Sockenpuppen, Zweit- und Nachfolgekonten - (k)ein Wille zur enzyklopädischen Mitarbeit ist der Titel eines Vortrages, den ich am Samstag, 22. Februar 2020 um 10:00 Uhr auf der Wikipedia:AdminConvention 2020 halten werde.
Angekündigt hatte ich den Vortrag wie folgt: Sockenpuppen, Zweit- und Nachfolgekonten - (k)ein Wille zur enzyklopädischen Mitarbeit: Unter welchen Umständen wird die Wiedermitarbeit gesperrter Benutzer akzeptiert, wann stellt diese eine missbräuchliche Sperrumgehung dar? Ein paar Thesen aus Sicht eines CUlers mit anschließender Diskussion.
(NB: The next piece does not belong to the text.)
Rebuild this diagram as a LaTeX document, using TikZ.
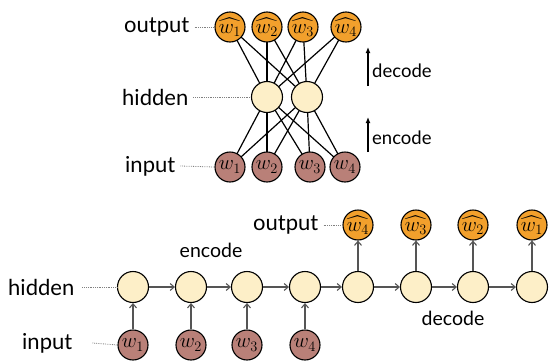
\documentclass[tikz,border=0pt]{standalone}
\usepackage{amsmath}
\usepackage{fontspec}
\setmainfont{Lato}
\usetikzlibrary{arrows.meta}
\definecolor{outc}{RGB}{242,160,44}
\definecolor{hidc}{RGB}{253,239,200}
\definecolor{inc}{RGB}{185,128,120}
\definecolor{arrc}{RGB}{85,85,85}
\tikzset{
  outn/.style={circle,draw=black,line width=1.1pt,fill=outc,minimum size=30pt,inner sep=0pt,font=\fontsize{21}{23}\selectfont},
  hidn/.style={circle,draw=black,line width=1.1pt,fill=hidc,minimum size=31pt,inner sep=0pt},
  inn/.style={circle,draw=black,line width=1.1pt,fill=inc,minimum size=30pt,inner sep=0pt,font=\fontsize{21}{23}\selectfont},
  lab/.style={font=\fontsize{22}{24}\selectfont,inner sep=0pt},
  sublab/.style={font=\fontsize{18.5}{20}\selectfont,inner sep=0pt},
  dots/.style={densely dotted,gray,line width=0.8pt},
  conn/.style={black,line width=1.2pt},
  flow/.style={arrc,line width=1.1pt,-{Straight Barb[length=4pt,width=7pt]}},
  bigarr/.style={black,line width=1.2pt,-{Latex[length=6pt,width=5pt]}}
}
\begin{document}
\begin{tikzpicture}[x=1pt,y=-1pt]
\useasboundingbox (0,0) rectangle (550,362);
% ---------- top: autoencoder ----------
\node[lab,anchor=west] (tout) at (124,27) {output};
\node[lab,anchor=west] (thid) at (122,97) {hidden};
\node[lab,anchor=west] (tin) at (125,166) {input};
% connections (drawn first)
\coordinate (h1c) at (267,97);
\coordinate (h2c) at (307,97);
\foreach \x [count=\i] in {230,267,303,346} {
  \coordinate (o\i c) at (\x,27);
}
\foreach \x [count=\i] in {230,267,310,345} {
  \coordinate (i\i c) at (\x,167);
}
\foreach \i in {1,2,3,4} {
  \foreach \h in {1,2} {
    \draw[conn] (o\i c) -- (h\h c);
    \draw[conn] (i\i c) -- (h\h c);
  }
}
\node[hidn] (th1) at (h1c) {};
\node[hidn] (th2) at (h2c) {};
\node[outn] (to1) at (o1c) {$\widehat{w_1}$};
\node[outn] (to2) at (o2c) {$\widehat{w_2}$};
\node[outn] (to3) at (o3c) {$\widehat{w_3}$};
\node[outn] (to4) at (o4c) {$\widehat{w_4}$};
\node[inn] (ti1) at (i1c) {$w_1$};
\node[inn] (ti2) at (i2c) {$w_2$};
\node[inn] (ti3) at (i3c) {$w_3$};
\node[inn] (ti4) at (i4c) {$w_4$};
\draw[dots] ([xshift=5pt]tout.east) -- (to1.west);
\draw[dots] ([xshift=5pt]thid.east) -- (th1.west);
\draw[dots] ([xshift=5pt]tin.east) -- (ti1.west);
% side arrows
\coordinate (dA) at (368,86);
\coordinate (dB) at (368,47);
\coordinate (eA) at (368,152);
\coordinate (eB) at (368,117);
\draw[bigarr] (dA) -- (dB);
\draw[bigarr] (eA) -- (eB);
\node[sublab,anchor=west] (tdec) at (372,71) {decode};
\node[sublab,anchor=west] (tenc) at (372,138) {encode};
% ---------- bottom: seq2seq ----------
\node[lab,anchor=west] (bhid) at (8,287) {hidden};
\node[lab,anchor=west] (bin) at (22,343) {input};
\node[lab,anchor=west] (bout) at (253,225) {output};
\foreach \x [count=\i] in {133,191,247,305,358,416,473,532} {
  \node[hidn] (bh\i) at (\x,287) {};
}
\node[inn] (bi1) at (133,345) {$w_1$};
\node[inn] (bi2) at (191,345) {$w_2$};
\node[inn] (bi3) at (247,345) {$w_3$};
\node[inn] (bi4) at (305,345) {$w_4$};
\node[outn] (bo1) at (358,225) {$\widehat{w_4}$};
\node[outn] (bo2) at (416,225) {$\widehat{w_3}$};
\node[outn] (bo3) at (473,225) {$\widehat{w_2}$};
\node[outn] (bo4) at (532,225) {$\widehat{w_1}$};
\foreach \a/\b in {1/2,2/3,3/4,4/5,5/6,6/7,7/8} {
  \draw[flow] (bh\a) -- (bh\b);
}
\foreach \i in {1,2,3,4} {
  \draw[flow] (bi\i) -- (bh\i);
}
\draw[flow] (bh5) -- (bo1);
\draw[flow] (bh6) -- (bo2);
\draw[flow] (bh7) -- (bo3);
\draw[flow] (bh8) -- (bo4);
\draw[dots] ([xshift=8pt]bhid.east) -- (bh1.west);
\draw[dots] ([xshift=20pt]bin.east) -- (bi1.west);
\draw[dots] ([xshift=5pt]bout.east) -- (bo1.west);
\node[sublab,font=\fontsize{19.5}{21}\selectfont] (benc) at (211,250) {encode};
\node[sublab,font=\fontsize{19.5}{21}\selectfont] (bdec) at (453,318) {decode};
\end{tikzpicture}
\end{document}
In Wikipedia:Sockenpuppe wird einerseits "ein zusätzliches Benutzerkonto eines angemeldeten Wikipedianers" als Sockenpuppe definiert, im gleichen Satz wird allerdings eingeschränkt, dass "offensichtlich und nachvollziehbar zugeordnete Nebenkonten von vielen Benutzern nicht als Sockenpuppen bezeichnet werden". Der Begriff ist daher unklar, weshalb ich die neutralen Begriffe "Zweitkonto" bzw. "Nachfolgekonto" vorziehe. Mit ersterem meine ich jedes Konto, welches von einem angemeldeten Wikipedianer im gleichen Zeitraum neben einem anderen Konto betrieben wird, letzteres bezeichnet ein Konto, welches nach einem anderen Konto verwendet wird, welches nicht mehr aktiv ist (egal ob gesperrt oder ungesperrt). Die Unterscheidung ist nicht ganz trennscharf, da ein nicht mehr aktives Konto ja wieder aktiv werden kann, reicht aber meistens.
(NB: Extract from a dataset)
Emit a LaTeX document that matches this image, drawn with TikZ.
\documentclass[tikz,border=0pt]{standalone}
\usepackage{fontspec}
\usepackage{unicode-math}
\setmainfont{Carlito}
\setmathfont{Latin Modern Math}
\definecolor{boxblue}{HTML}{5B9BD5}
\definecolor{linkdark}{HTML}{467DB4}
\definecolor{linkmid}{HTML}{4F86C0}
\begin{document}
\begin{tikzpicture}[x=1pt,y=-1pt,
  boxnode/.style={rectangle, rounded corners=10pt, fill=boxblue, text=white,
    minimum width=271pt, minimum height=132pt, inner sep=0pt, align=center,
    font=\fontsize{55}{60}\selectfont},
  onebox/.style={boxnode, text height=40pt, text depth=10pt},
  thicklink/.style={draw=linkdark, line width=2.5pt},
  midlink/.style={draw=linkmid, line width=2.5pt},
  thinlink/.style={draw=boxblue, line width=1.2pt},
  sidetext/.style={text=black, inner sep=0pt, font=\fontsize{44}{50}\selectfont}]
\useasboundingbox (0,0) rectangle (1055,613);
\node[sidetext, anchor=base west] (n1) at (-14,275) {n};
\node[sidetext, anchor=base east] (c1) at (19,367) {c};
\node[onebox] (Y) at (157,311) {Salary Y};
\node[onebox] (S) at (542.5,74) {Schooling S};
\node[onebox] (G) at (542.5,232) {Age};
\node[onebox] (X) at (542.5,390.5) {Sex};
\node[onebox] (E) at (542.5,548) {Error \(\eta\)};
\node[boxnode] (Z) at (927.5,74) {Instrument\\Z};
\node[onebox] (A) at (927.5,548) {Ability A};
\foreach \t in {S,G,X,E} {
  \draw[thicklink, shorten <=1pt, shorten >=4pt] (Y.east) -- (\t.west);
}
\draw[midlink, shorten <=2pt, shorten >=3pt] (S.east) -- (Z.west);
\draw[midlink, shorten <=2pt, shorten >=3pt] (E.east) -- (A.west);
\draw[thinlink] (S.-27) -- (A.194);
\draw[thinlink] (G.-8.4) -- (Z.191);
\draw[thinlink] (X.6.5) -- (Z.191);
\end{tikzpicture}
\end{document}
Da ich seit ein paar Jahren CU-Beauftragter in der deutschsprachigen WP bin, ist für mich natürlich besonders interessant, wann der Betrieb mehrerer Konten einen Missbrauch darstellt, der bei Vorliegen der anderen Voraussetzungen eine Abfrage von Benutzerdaten per CU rechtfertigt.
Dies lässt sich recht einfach entscheiden, wenn mehrere Konten in der gleichen Abstimmung verwendet werden oder in der gleichen Diskussion aktiv sind, so dass der Eindruck vielfältiger Zustimmung erweckt wird. Schwieriger ist es, wenn der Hauptvorwurf darin besteht, dass das Hauptkonto des Benutzers gesperrt ist, so dass schon an sich nicht missbräuchliche oder sogar konstruktive Beiträge zur WP einen Regelverstoß darstellen.
Meines Wissens ist in keiner Regelseite ganz klar festgelegt, wie hier zu verfahren ist. Als Gewohnheitsrecht stelle ich allerdings fest, dass die Mitarbeit von dauerhaft gesperrten Benutzern unter einem neuen Konto zumindest geduldet wird, wenn das zur Sperre führende Verhalten nicht fortgesetzt wird. Das schlägt sich auch darin nieder, dass im Falle der Wiederholung des Fehlverhaltens dies den ausdrücklichen Sperrgrund darstellt ("keine Besserung erkennbar"), nicht das Brechen der Sperre als solcher. Anders ist es bei zeitlich begrenzten Sperren: Hier führen regelmäßig schon an sich harmlose Bearbeitungen mit einem anderen Konto, wenn es als Sperrumgehung erkannt wird, zu einer Sperrverschärfung. Das ist teilweise inkonsistent, entspricht allerdings unserem Grundziel der Erstellung einer Enzyklopädie: Wenn eine infinite Sperre dazu führt, dass ein bisher nicht konstruktiver Mitarbeiter konstruktiv mitarbeitet, dann dient das dem Projektziel. Temporäre Sperren hingegen sollen zur Reflektion des Verhaltens Zeit lassen oder zur Abkühlung der Gemüter beitragen, hier wäre eine Bearbeitung der WP während der Sperre nicht zielführend.
Ich lasse mal dahingestellt, on das bei temporären Sperren immer funktioniert, häufig spielt sicher auch der Strafaspekt eine Rolle, obwohl Sperren ursprünglich nicht so gedacht waren. Dass sie als Strafe empfunden werden, ist wohl unvermeidlich, das ging mir bei der Sperre, die ich in der WP erhalten habe, und den Sperren auf anderen Wikis auch so.
Zur Diskussion möchte ich die Frage stellen, ob diese Diskrepanz auch von anderen so empfunden wird, ob sie ein Problem ist und was im Falle der Bejahung dieser Frage zu ändern wäre.